As they continued down the hill, the Dutchman had opened up a small but ultimately decisive lead over the chasing trio and barrelled down the Poggio’s iconic descent for a famous and staggeringly dominant victory.
Ganna took a promising second place in front of his home fans 15 seconds later, as a dejected Van Aert – who was beaten by Van der Poel at last month’s cyclocross world championships – was forced to settle for third.
Van der Poel, in an emotional state after his win, said, “I already told the team that there was a headwind on Cipressa so it was not as hard as previous years. But I already felt that my legs were still really fresh and I knew I wanted to place an attack at the end of the Poggio. I managed to find a small gap between Pogačar and the wall. But yeah, this is one of the races I really wanted to win and the way I won it today, I think it's beyond expectation.
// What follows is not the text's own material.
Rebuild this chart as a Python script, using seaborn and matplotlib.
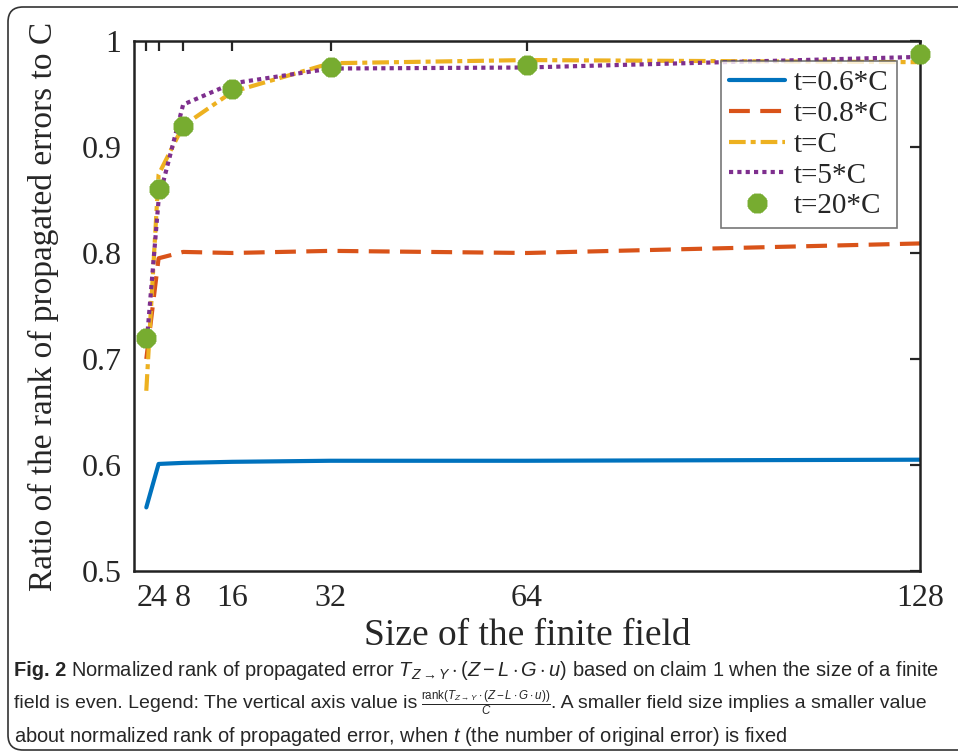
import pandas as pd
import seaborn as sns
import matplotlib.pyplot as plt
import matplotlib.transforms as mtransforms
from matplotlib.patches import FancyBboxPatch

# === data ===
field_size = [2, 4, 8, 16, 32, 64, 128]
t_06C = [0.560, 0.601, 0.602, 0.603, 0.604, 0.604, 0.605]
t_08C = [0.700, 0.795, 0.801, 0.800, 0.802, 0.800, 0.809]
t_C = [0.670, 0.874, 0.920, 0.952, 0.979, 0.982, 0.980]
t_5C = [0.711, 0.850, 0.940, 0.960, 0.974, 0.975, 0.985]
t_20C = [0.720, 0.860, 0.920, 0.955, 0.975, 0.977, 0.988]

x_ticks = [2, 4, 8, 16, 32, 64, 128]
y_ticks = [0.5, 0.6, 0.7, 0.8, 0.9, 1.0]
y_ticklabels = ["0.5", "0.6", "0.7", "0.8", "0.9", "1"]

series = {
    "t=0.6*C": t_06C,
    "t=0.8*C": t_08C,
    "t=C": t_C,
    "t=5*C": t_5C,
    "t=20*C": t_20C,
}
df = pd.concat(
    [pd.DataFrame({"size": field_size, "ratio": v, "label": k}) for k, v in series.items()],
    ignore_index=True,
)

# === style ===
sns.set_style("white")
plt.rcParams["font.family"] = ["Liberation Serif", "DejaVu Serif"]
plt.rcParams["mathtext.fontset"] = "custom"
plt.rcParams["mathtext.rm"] = "Liberation Sans"
plt.rcParams["mathtext.it"] = "Liberation Sans:italic"
plt.rcParams["mathtext.bf"] = "Liberation Sans:bold"

colors = {
    "t=0.6*C": "#0072BD",
    "t=0.8*C": "#D95319",
    "t=C": "#EDB120",
    "t=5*C": "#7E2F8E",
    "t=20*C": "#77AC30",
}
styles = {
    "t=0.6*C": "-",
    "t=0.8*C": (0, (5, 2.5)),
    "t=C": (0, (4, 1.2, 1.2, 1.2)),
    "t=5*C": (0, (1, 1)),
}

fig = plt.figure(figsize=(9.58, 7.56), dpi=100)
ax = fig.add_axes([0.1399, 0.2447, 0.8204, 0.7011])

for name, ls in styles.items():
    sub = df[df["label"] == name]
    sns.lineplot(data=sub, x="size", y="ratio", ax=ax, color=colors[name],
                 linestyle=ls, linewidth=3.0, label=name)
sub = df[df["label"] == "t=20*C"]
sns.lineplot(data=sub, x="size", y="ratio", ax=ax, color=colors["t=20*C"],
             linestyle="none", marker=(8, 2, 0), markersize=14,
             markeredgewidth=5, markeredgecolor=colors["t=20*C"],
             label="t=20*C", clip_on=False, zorder=5)

ax.set_xlim(0, 128)
ax.set_ylim(0.5, 1.0)
ax.set_xticks(x_ticks)
ax.set_xticklabels([str(v) for v in x_ticks])
ax.set_yticks(y_ticks)
ax.set_yticklabels(y_ticklabels)
ax.tick_params(direction="in", length=7, width=1.6, labelsize=23,
               top=True, right=True, pad=9)
# nudge the crowded "2" label left a little, like the reference
xl = ax.get_xticklabels()
xl[0].set_transform(xl[0].get_transform() + mtransforms.ScaledTranslation(-2 / 100, 0, fig.dpi_scale_trans))
for s in ax.spines.values():
    s.set_color("#222222")
    s.set_linewidth(1.8)
ax.set_xlabel("Size of the finite field", fontsize=27, labelpad=4)
ax.set_ylabel("Ratio of the rank of propagated errors to C", fontsize=24, labelpad=16)

leg = ax.legend(loc="upper right", bbox_to_anchor=(0.971, 0.962), fontsize=21,
                frameon=True, fancybox=False, edgecolor="#555555",
                handlelength=1.9, handletextpad=0.3, borderpad=0.3,
                labelspacing=0.15, borderaxespad=0)
leg.get_frame().set_linewidth(1.2)

# === rounded frame around the figure ===
frame = FancyBboxPatch((0.08, 0.06), 9.8, 7.43,
                       boxstyle="round,pad=0,rounding_size=0.15",
                       transform=fig.dpi_scale_trans, fill=False,
                       edgecolor="#333333", linewidth=1.2)
fig.patches.append(frame)

# === caption ===
cap_font = ["Liberation Sans", "DejaVu Sans"]


def caption_line(y_px, pieces):
    # pieces: list of (text, fontsize, weight), placed one after another
    x = 14
    for txt, size, weight, gap in pieces:
        t = fig.text(x / 958, 1 - y_px / 756, txt, fontsize=size, fontweight=weight,
                     family=cap_font, va="center", ha="left")
        fig.canvas.draw()
        x = t.get_window_extent().x1 + gap


caption_line(671, [
    ("Fig. 2", 14.4, "bold", 5),
    (r"Normalized rank of propagated error $T_{Z\rightarrow Y}\cdot(Z-L\cdot G\cdot u)$ "
     r"based on claim 1 when the size of a finite", 14.4, "normal", 0),
])
caption_line(703, [
    ("field is even. Legend: The vertical axis value is", 14.0, "normal", 4),
    (r"$\frac{\mathrm{rank}(T_{Z\rightarrow Y}\cdot(Z-L\cdot G\cdot u))}{C}$", 12.0, "normal", 0),
    (". A smaller field size implies a smaller value", 14.0, "normal", 0),
])
caption_line(736, [
    (r"about normalized rank of propagated error, when $t$ (the number of original error) is fixed",
     14.4, "normal", 0),
])

fig.savefig("out.png", dpi=100)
I'm really happy.”
Coming off the back of a lacklustre performance at Strade Bianche, Van der Poel left no stones unturned today as he raced to his third Monument win — the other two coming at the Tour of Flanders in 2020 and 2022.
As Van der Poel raced to victory, a stunning sprint ensued behind him, with Pogačar, van Aert, and Ganna, all pushing to the limit and not giving an inch. At the finish, it was Ganna second, and van Aert, the 2020 Milan-Sanremo winner, taking the final podium place with the help of his single, 52-tooth drivetrain Cervelo S5.
Britain’s Tom Pidcock of Ineos Grenadiers, who was also touted to be in the mix after winning the Strade Bianche with a 50km solo attack, had to miss today’s race after suffering a concussion from his second crash at Tirreno-Adriatico. In his absence, teammate Filippo Ganna put in a tremendous performance on his home soil to clinch second.
Defending champion Mohorič, who took last year's win with an incredibly daring descent down the Poggio using an eyebrow-raising dropper post, came home in eighth place, 26 seconds behind Van der Poel.
> Podcast: It wasn't just the dropper post: Matej Mohorič used "secret" wheel bearings and bigger disc rotors for Milan–San Remo win
The race also saw Frenchman Julian Alaphilippe from Soudal-Quick Step crash, with another rider going into the barriers. Thankfully, there were no major issues for anyone and Alaphilippe was able to get on with his race with a few repairs to his bike, eventually finishing eleventh.
The Monument win for Van der Poel comes 62 years after his late grandfather Raymond Poulidor — who raced along with the likes of Eddy Merckx and Jacques Anquetil — won Milan-Sanremo in a similar fashion, attacking relentlessly at the Poggio.
When asked if the win felt even more special because of his grandfather’s legacy, Van der Poel replied, “For sure. It’s special not only because he won it, but because it’s a Monument and it’s one that every ride wants to win. I was really focused on this race since I started training again after the cyclocross worlds. I needed some race days at Tirreno-Adriatico to get to my best level and, today, this was my best level I think.”